Andreas Schwab wrote:
> "Phil Endecott" <[email protected]> writes:
>> Andreas Schwab wrote:
>>> "Phil Endecott" <[email protected]> writes:
>>>> However, there's a lot of code and I know that there are bugs in it. I
>>>> just want to focus on the kernel-related issue that the strace fragment
>>>> that I posted brings up: even if my user code gets completely screwed up
>>>> (corrupts its stack, runs out of FDs/VM/threads etc), I don't think that I
>>>> should see in the strace output that accept() has returned
>>>> ERESTARTSYS.
>>>
>>> strace always sees the raw return value, before the signal handler is
>>> executed and before the check for syscall restart is done.
>>
>> Yes, but I should see the real final return value in another strace output
>> line before I see that thread doing something else. Correct?
>
> No. As far as strace is concerned the syscall has finished. Since it
> isn't restarted, you won't see it again in the trace.

Sorry for being dense, but what is the implication of your comment
"Since it isn't restarted" ? Are you saying that the kernel isn't
going to restart it and will have converted it to EINTR and returned
that to user-space, and that this modified return value is not reported
by strace?


Phil.



2008-01-05 19:50:52

by Andreas Schwab

[permalink] [raw]
Subject: Re: strace, accept(), ERESTARTSYS and EINTR

"Phil Endecott" <[email protected]> writes:

> Sorry for being dense, but what is the implication of your comment "Since
> it isn't restarted" ? Are you saying that the kernel isn't going to
> restart it and will have converted it to EINTR and returned that to
> user-space, and that this modified return value is not reported by strace?

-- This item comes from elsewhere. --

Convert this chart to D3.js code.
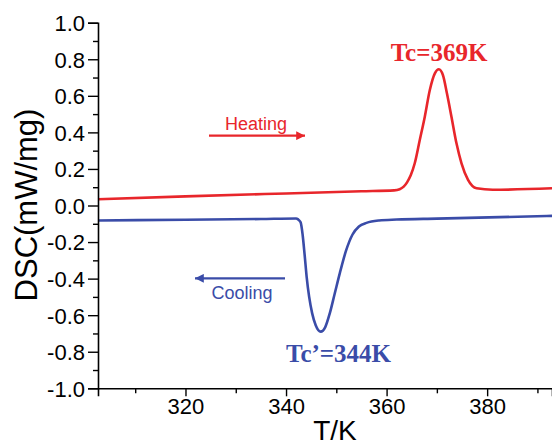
<!DOCTYPE html>
<html><head><meta charset="utf-8">
<script src="https://cdn.jsdelivr.net/npm/d3@7"></script>
<style>html,body{margin:0;padding:0;background:#fff;}svg{display:block;}</style>
</head><body>
<svg id="c" width="552" height="446"></svg>
<script>
// Heating curve (T in K, DSC in mW/mg)
const heatT = [302.6, 320, 340, 355, 361.5, 362.6, 363.4, 364.1, 364.8, 365.6, 366.6, 367.6, 368.6, 369.6, 370.4, 371.2, 372.0, 372.9, 373.9, 374.9, 376.2, 377.9, 381.1, 392.9];
const heatV = [0.034, 0.050, 0.066, 0.078, 0.083, 0.089, 0.103, 0.128, 0.165, 0.231, 0.358, 0.486, 0.632, 0.723, 0.745, 0.714, 0.614, 0.486, 0.34, 0.231, 0.14, 0.094, 0.086, 0.094];
// Cooling curve
const coolT = [302.6, 320, 335, 342.0, 342.4, 342.9, 343.3, 343.7, 344.1, 344.6, 345.2, 345.9, 346.9, 347.8, 348.7, 349.7, 350.7, 351.9, 353.2, 354.5, 356.0, 358.5, 362, 370, 392.9];
const coolV = [-0.082, -0.078, -0.074, -0.071, -0.076, -0.092, -0.16, -0.27, -0.39, -0.50, -0.59, -0.655, -0.69, -0.665, -0.59, -0.48, -0.37, -0.25, -0.16, -0.115, -0.095, -0.082, -0.077, -0.072, -0.057];
const xTicks = [320, 340, 360, 380];
const xMinor = [310, 330, 350, 370, 390];
const yTicks = [1.0, 0.8, 0.6, 0.4, 0.2, 0.0, -0.2, -0.4, -0.6, -0.8, -1.0];
const yMinor = [0.9, 0.7, 0.5, 0.3, 0.1, -0.1, -0.3, -0.5, -0.7, -0.9];

const svg = d3.select("#c");
const x = d3.scaleLinear().domain([302.6, 392.9]).range([98, 552]);
const y = d3.scaleLinear().domain([-1, 1]).range([388.3, 22.7]);
const red = "#e8262b", blue = "#3a4ca8";

const line = d3.line().x(d => x(d[0])).y(d => y(d[1])).curve(d3.curveMonotoneX);
svg.append("path").datum(heatT.map((t, i) => [t, heatV[i]])).attr("d", line)
  .attr("fill", "none").attr("stroke", red).attr("stroke-width", 2.6);
svg.append("path").datum(coolT.map((t, i) => [t, coolV[i]])).attr("d", line)
  .attr("fill", "none").attr("stroke", blue).attr("stroke-width", 2.6);

// axes
const fmt = d => d3.format(".1f")(d).replace("−", "-");
const yAx = svg.append("g").attr("transform", "translate(98,0)")
  .call(d3.axisLeft(y).tickValues(yTicks).tickFormat(fmt).tickSize(10).tickPadding(3));
svg.append("g").attr("transform", "translate(98,0)")
  .call(d3.axisLeft(y).tickValues(yMinor).tickFormat("").tickSize(5)).select(".domain").remove();
const xAx = svg.append("g").attr("transform", "translate(0,388.3)")
  .call(d3.axisBottom(x).tickValues(xTicks).tickFormat(d3.format("d")).tickSize(8).tickPadding(2));
svg.append("g").attr("transform", "translate(0,388.3)")
  .call(d3.axisBottom(x).tickValues(xMinor).tickFormat("").tickSize(5)).select(".domain").remove();
svg.selectAll(".domain").attr("stroke", "#000").attr("stroke-width", 1.6);
svg.selectAll(".tick line").attr("stroke", "#000").attr("stroke-width", 1.4);
svg.selectAll(".tick text").attr("font-family", "Liberation Sans, Arial, sans-serif")
  .attr("font-size", 22).attr("fill", "#000");
yAx.selectAll(".tick text").attr("dy", "0.36em");

// axis titles
svg.append("text").attr("x", 335).attr("y", 440).attr("text-anchor", "middle")
  .attr("font-family", "Liberation Sans, Arial, sans-serif").attr("font-size", 28).text("T/K");
svg.append("text").attr("transform", "translate(37,205) rotate(-90)").attr("text-anchor", "middle")
  .attr("font-family", "Liberation Sans, Arial, sans-serif").attr("font-size", 31).text("DSC(mW/mg)");

// annotations
svg.append("defs").html(
  `<marker id="ar" viewBox="0 0 10 10" refX="10" refY="5" markerWidth="6.5" markerHeight="4" orient="auto-start-reverse" markerUnits="strokeWidth"><path d="M0,0 L10,5 L0,10 z" fill="${red}"/></marker>
   <marker id="ab" viewBox="0 0 10 10" refX="10" refY="5" markerWidth="6.5" markerHeight="4" orient="auto-start-reverse" markerUnits="strokeWidth"><path d="M0,0 L10,5 L0,10 z" fill="${blue}"/></marker>`);
svg.append("line").attr("x1", 209).attr("y1", 135.7).attr("x2", 305).attr("y2", 135.7)
  .attr("stroke", red).attr("stroke-width", 2.2).attr("marker-end", "url(#ar)");
svg.append("text").attr("x", 256).attr("y", 129.5).attr("text-anchor", "middle")
  .attr("font-family", "Liberation Sans, Arial, sans-serif").attr("font-size", 18).attr("fill", red).text("Heating");
svg.append("line").attr("x1", 285).attr("y1", 278.3).attr("x2", 195).attr("y2", 278.3)
  .attr("stroke", blue).attr("stroke-width", 2.2).attr("marker-end", "url(#ab)");
svg.append("text").attr("x", 242).attr("y", 298.5).attr("text-anchor", "middle")
  .attr("font-family", "Liberation Sans, Arial, sans-serif").attr("font-size", 18).attr("fill", blue).text("Cooling");
svg.append("text").attr("x", 439).attr("y", 61).attr("text-anchor", "middle")
  .attr("font-family", "Liberation Serif, Times New Roman, serif").attr("font-weight", "bold")
  .attr("font-size", 25).attr("fill", red).text("Tc=369K");
svg.append("text").attr("x", 338.5).attr("y", 362).attr("text-anchor", "middle")
  .attr("font-family", "Liberation Serif, Times New Roman, serif").attr("font-weight", "bold")
  .attr("font-size", 25).attr("fill", blue).text("Tc\u2019=344K");
</script>
</body></html>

Yes, assuming there was a signal handler and it wasn't registered with
SA_RESTART.

Andreas.

--
Andreas Schwab, SuSE Labs, [email protected]
SuSE Linux Products GmbH, Maxfeldstra?e 5, 90409 N?rnberg, Germany
PGP key fingerprint = 58CA 54C7 6D53 942B 1756 01D3 44D5 214B 8276 4ED5
"And now for something completely different."